WHAT THE TASK ASKS :: Return each line of the data below verbatim; pictures are to be left out.

####################

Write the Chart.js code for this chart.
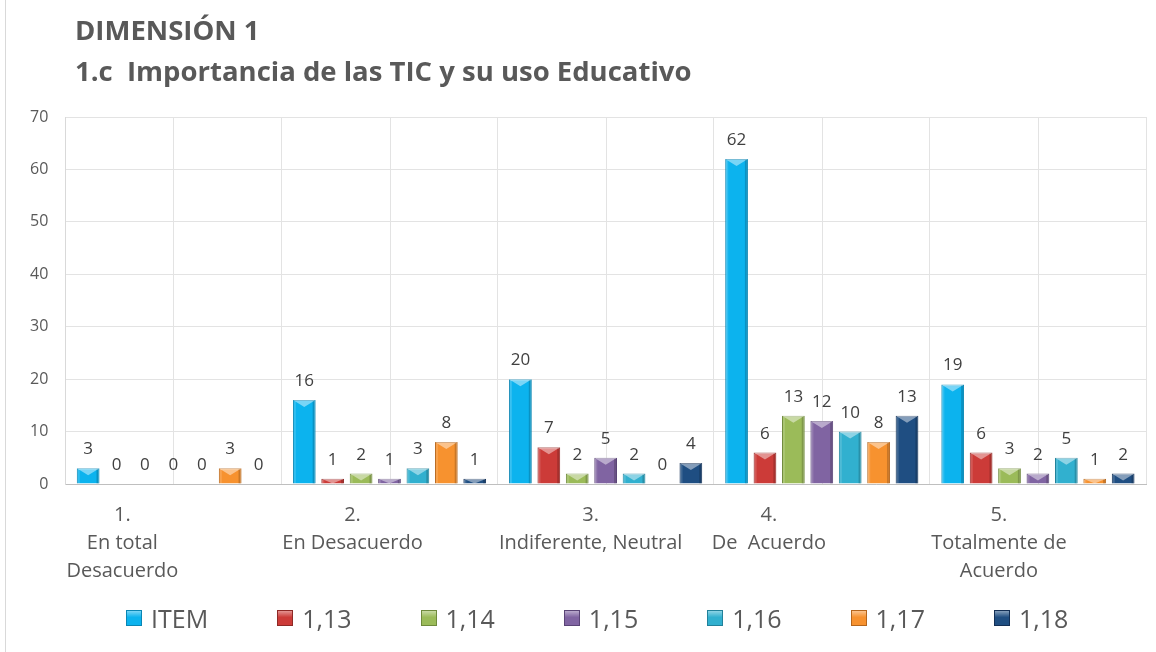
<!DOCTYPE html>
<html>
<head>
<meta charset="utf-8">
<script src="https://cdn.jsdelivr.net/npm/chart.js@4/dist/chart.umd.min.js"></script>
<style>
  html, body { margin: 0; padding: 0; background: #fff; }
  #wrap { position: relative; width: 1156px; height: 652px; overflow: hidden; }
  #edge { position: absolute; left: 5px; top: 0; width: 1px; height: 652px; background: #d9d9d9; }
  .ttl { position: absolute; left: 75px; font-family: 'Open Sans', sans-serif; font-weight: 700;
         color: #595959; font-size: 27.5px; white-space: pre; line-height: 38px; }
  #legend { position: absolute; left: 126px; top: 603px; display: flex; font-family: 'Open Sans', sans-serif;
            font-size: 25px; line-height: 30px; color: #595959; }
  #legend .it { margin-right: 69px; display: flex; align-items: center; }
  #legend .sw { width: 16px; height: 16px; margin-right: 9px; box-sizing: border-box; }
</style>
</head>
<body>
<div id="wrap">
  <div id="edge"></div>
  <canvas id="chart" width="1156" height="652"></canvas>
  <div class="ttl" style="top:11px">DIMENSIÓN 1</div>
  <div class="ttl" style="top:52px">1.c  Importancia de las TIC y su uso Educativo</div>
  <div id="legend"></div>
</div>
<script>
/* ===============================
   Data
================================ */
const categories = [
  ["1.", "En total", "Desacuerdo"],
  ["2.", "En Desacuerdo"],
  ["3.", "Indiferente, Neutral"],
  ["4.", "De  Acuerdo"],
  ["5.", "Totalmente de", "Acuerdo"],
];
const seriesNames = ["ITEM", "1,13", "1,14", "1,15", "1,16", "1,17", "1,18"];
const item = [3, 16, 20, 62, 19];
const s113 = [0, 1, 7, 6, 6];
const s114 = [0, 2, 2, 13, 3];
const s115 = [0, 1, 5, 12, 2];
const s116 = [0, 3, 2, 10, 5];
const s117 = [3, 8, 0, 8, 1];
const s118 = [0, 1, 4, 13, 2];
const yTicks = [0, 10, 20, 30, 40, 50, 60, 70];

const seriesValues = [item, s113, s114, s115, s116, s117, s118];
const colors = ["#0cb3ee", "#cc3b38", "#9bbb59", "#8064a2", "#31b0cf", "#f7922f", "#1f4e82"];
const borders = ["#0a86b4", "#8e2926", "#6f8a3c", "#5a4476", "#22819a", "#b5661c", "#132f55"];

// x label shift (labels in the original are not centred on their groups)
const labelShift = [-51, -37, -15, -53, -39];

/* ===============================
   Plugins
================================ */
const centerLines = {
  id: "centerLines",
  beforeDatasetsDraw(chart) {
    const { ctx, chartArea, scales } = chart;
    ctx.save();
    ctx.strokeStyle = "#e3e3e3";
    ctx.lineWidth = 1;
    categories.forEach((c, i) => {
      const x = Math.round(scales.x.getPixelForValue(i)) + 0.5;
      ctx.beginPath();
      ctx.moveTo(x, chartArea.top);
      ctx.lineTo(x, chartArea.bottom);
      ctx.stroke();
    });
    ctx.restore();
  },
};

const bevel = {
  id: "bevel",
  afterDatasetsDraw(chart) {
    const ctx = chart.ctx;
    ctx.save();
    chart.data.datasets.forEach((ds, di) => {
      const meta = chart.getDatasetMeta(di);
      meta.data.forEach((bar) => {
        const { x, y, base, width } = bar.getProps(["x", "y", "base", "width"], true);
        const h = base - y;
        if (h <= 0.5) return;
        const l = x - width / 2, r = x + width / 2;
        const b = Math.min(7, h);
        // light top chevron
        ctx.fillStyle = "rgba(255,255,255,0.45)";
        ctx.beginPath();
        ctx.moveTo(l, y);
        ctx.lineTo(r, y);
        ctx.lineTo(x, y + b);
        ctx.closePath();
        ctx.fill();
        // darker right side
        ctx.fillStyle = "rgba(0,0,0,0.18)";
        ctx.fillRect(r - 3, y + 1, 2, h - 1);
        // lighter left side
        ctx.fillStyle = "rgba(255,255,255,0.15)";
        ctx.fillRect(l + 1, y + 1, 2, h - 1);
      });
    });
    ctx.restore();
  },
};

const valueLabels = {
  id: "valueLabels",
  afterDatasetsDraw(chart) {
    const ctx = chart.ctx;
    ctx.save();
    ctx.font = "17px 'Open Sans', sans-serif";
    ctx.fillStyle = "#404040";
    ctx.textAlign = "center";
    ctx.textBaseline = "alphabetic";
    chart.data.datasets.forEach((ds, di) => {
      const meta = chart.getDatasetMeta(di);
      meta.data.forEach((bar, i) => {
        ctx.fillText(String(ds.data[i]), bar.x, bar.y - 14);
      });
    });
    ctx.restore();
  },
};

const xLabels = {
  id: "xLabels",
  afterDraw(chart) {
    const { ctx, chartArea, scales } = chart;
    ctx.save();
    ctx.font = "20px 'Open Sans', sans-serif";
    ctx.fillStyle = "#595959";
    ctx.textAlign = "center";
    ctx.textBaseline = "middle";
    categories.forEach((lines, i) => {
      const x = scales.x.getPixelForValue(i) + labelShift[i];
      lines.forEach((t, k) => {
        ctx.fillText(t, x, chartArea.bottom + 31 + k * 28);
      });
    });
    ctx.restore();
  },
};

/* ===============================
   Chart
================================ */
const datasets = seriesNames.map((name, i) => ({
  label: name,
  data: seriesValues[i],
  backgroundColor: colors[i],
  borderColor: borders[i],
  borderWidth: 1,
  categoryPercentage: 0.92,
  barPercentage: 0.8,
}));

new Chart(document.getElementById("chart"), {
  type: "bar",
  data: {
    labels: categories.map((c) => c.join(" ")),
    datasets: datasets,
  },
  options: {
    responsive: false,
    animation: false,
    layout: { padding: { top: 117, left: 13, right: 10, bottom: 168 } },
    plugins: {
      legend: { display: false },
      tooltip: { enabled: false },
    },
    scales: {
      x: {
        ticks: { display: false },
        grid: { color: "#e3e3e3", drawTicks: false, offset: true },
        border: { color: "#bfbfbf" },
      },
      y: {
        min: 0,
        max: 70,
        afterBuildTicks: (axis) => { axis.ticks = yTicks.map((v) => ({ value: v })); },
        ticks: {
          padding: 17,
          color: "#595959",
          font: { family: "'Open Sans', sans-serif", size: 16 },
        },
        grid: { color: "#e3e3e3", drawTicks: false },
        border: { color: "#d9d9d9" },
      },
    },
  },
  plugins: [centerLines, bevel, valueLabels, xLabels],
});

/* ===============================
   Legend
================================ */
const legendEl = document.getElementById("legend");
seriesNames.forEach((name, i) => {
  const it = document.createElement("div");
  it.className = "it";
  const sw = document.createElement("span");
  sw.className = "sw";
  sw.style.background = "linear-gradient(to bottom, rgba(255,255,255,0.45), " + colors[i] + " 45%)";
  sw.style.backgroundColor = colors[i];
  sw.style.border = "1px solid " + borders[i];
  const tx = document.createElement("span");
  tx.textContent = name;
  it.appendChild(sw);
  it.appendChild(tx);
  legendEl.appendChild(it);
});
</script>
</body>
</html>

####################

TASK RESPONSE ::
Write the Chart.js code for this chart.
<!DOCTYPE html>
<html>
<head>
<meta charset="utf-8">
<script src="https://cdn.jsdelivr.net/npm/chart.js@4/dist/chart.umd.min.js"></script>
<style>
  html, body { margin: 0; padding: 0; background: #fff; }
  #wrap { position: relative; width: 1156px; height: 652px; overflow: hidden; }
  #edge { position: absolute; left: 5px; top: 0; width: 1px; height: 652px; background: #d9d9d9; }
  .ttl { position: absolute; left: 75px; font-family: 'Open Sans', sans-serif; font-weight: 700;
         color: #595959; font-size: 27.5px; white-space: pre; line-height: 38px; }
  #legend { position: absolute; left: 126px; top: 603px; display: flex; font-family: 'Open Sans', sans-serif;
            font-size: 25px; line-height: 30px; color: #595959; }
  #legend .it { margin-right: 69px; display: flex; align-items: center; }
  #legend .sw { width: 16px; height: 16px; margin-right: 9px; box-sizing: border-box; }
</style>
</head>
<body>
<div id="wrap">
  <div id="edge"></div>
  <canvas id="chart" width="1156" height="652"></canvas>
  <div class="ttl" style="top:11px">DIMENSIÓN 1</div>
  <div class="ttl" style="top:52px">1.c  Importancia de las TIC y su uso Educativo</div>
  <div id="legend"></div>
</div>
<script>
/* ===============================
   Data
================================ */
const categories = [
  ["1.", "En total", "Desacuerdo"],
  ["2.", "En Desacuerdo"],
  ["3.", "Indiferente, Neutral"],
  ["4.", "De  Acuerdo"],
  ["5.", "Totalmente de", "Acuerdo"],
];
const seriesNames = ["ITEM", "1,13", "1,14", "1,15", "1,16", "1,17", "1,18"];
const item = [3, 16, 20, 62, 19];
const s113 = [0, 1, 7, 6, 6];
const s114 = [0, 2, 2, 13, 3];
const s115 = [0, 1, 5, 12, 2];
const s116 = [0, 3, 2, 10, 5];
const s117 = [3, 8, 0, 8, 1];
const s118 = [0, 1, 4, 13, 2];
const yTicks = [0, 10, 20, 30, 40, 50, 60, 70];

const seriesValues = [item, s113, s114, s115, s116, s117, s118];
const colors = ["#0cb3ee", "#cc3b38", "#9bbb59", "#8064a2", "#31b0cf", "#f7922f", "#1f4e82"];
const borders = ["#0a86b4", "#8e2926", "#6f8a3c", "#5a4476", "#22819a", "#b5661c", "#132f55"];

// x label shift (labels in the original are not centred on their groups)
const labelShift = [-51, -37, -15, -53, -39];

/* ===============================
   Plugins
================================ */
const centerLines = {
  id: "centerLines",
  beforeDatasetsDraw(chart) {
    const { ctx, chartArea, scales } = chart;
    ctx.save();
    ctx.strokeStyle = "#e3e3e3";
    ctx.lineWidth = 1;
    categories.forEach((c, i) => {
      const x = Math.round(scales.x.getPixelForValue(i)) + 0.5;
      ctx.beginPath();
      ctx.moveTo(x, chartArea.top);
      ctx.lineTo(x, chartArea.bottom);
      ctx.stroke();
    });
    ctx.restore();
  },
};

const bevel = {
  id: "bevel",
  afterDatasetsDraw(chart) {
    const ctx = chart.ctx;
    ctx.save();
    chart.data.datasets.forEach((ds, di) => {
      const meta = chart.getDatasetMeta(di);
      meta.data.forEach((bar) => {
        const { x, y, base, width } = bar.getProps(["x", "y", "base", "width"], true);
        const h = base - y;
        if (h <= 0.5) return;
        const l = x - width / 2, r = x + width / 2;
        const b = Math.min(7, h);
        // light top chevron
        ctx.fillStyle = "rgba(255,255,255,0.45)";
        ctx.beginPath();
        ctx.moveTo(l, y);
        ctx.lineTo(r, y);
        ctx.lineTo(x, y + b);
        ctx.closePath();
        ctx.fill();
        // darker right side
        ctx.fillStyle = "rgba(0,0,0,0.18)";
        ctx.fillRect(r - 3, y + 1, 2, h - 1);
        // lighter left side
        ctx.fillStyle = "rgba(255,255,255,0.15)";
        ctx.fillRect(l + 1, y + 1, 2, h - 1);
      });
    });
    ctx.restore();
  },
};

const valueLabels = {
  id: "valueLabels",
  afterDatasetsDraw(chart) {
    const ctx = chart.ctx;
    ctx.save();
    ctx.font = "17px 'Open Sans', sans-serif";
    ctx.fillStyle = "#404040";
    ctx.textAlign = "center";
    ctx.textBaseline = "alphabetic";
    chart.data.datasets.forEach((ds, di) => {
      const meta = chart.getDatasetMeta(di);
      meta.data.forEach((bar, i) => {
        ctx.fillText(String(ds.data[i]), bar.x, bar.y - 14);
      });
    });
    ctx.restore();
  },
};

const xLabels = {
  id: "xLabels",
  afterDraw(chart) {
    const { ctx, chartArea, scales } = chart;
    ctx.save();
    ctx.font = "20px 'Open Sans', sans-serif";
    ctx.fillStyle = "#595959";
    ctx.textAlign = "center";
    ctx.textBaseline = "middle";
    categories.forEach((lines, i) => {
      const x = scales.x.getPixelForValue(i) + labelShift[i];
      lines.forEach((t, k) => {
        ctx.fillText(t, x, chartArea.bottom + 31 + k * 28);
      });
    });
    ctx.restore();
  },
};

/* ===============================
   Chart
================================ */
const datasets = seriesNames.map((name, i) => ({
  label: name,
  data: seriesValues[i],
  backgroundColor: colors[i],
  borderColor: borders[i],
  borderWidth: 1,
  categoryPercentage: 0.92,
  barPercentage: 0.8,
}));

new Chart(document.getElementById("chart"), {
  type: "bar",
  data: {
    labels: categories.map((c) => c.join(" ")),
    datasets: datasets,
  },
  options: {
    responsive: false,
    animation: false,
    layout: { padding: { top: 117, left: 13, right: 10, bottom: 168 } },
    plugins: {
      legend: { display: false },
      tooltip: { enabled: false },
    },
    scales: {
      x: {
        ticks: { display: false },
        grid: { color: "#e3e3e3", drawTicks: false, offset: true },
        border: { color: "#bfbfbf" },
      },
      y: {
        min: 0,
        max: 70,
        afterBuildTicks: (axis) => { axis.ticks = yTicks.map((v) => ({ value: v })); },
        ticks: {
          padding: 17,
          color: "#595959",
          font: { family: "'Open Sans', sans-serif", size: 16 },
        },
        grid: { color: "#e3e3e3", drawTicks: false },
        border: { color: "#d9d9d9" },
      },
    },
  },
  plugins: [centerLines, bevel, valueLabels, xLabels],
});

/* ===============================
   Legend
================================ */
const legendEl = document.getElementById("legend");
seriesNames.forEach((name, i) => {
  const it = document.createElement("div");
  it.className = "it";
  const sw = document.createElement("span");
  sw.className = "sw";
  sw.style.background = "linear-gradient(to bottom, rgba(255,255,255,0.45), " + colors[i] + " 45%)";
  sw.style.backgroundColor = colors[i];
  sw.style.border = "1px solid " + borders[i];
  const tx = document.createElement("span");
  tx.textContent = name;
  it.appendChild(sw);
  it.appendChild(tx);
  legendEl.appendChild(it);
});
</script>
</body>
</html>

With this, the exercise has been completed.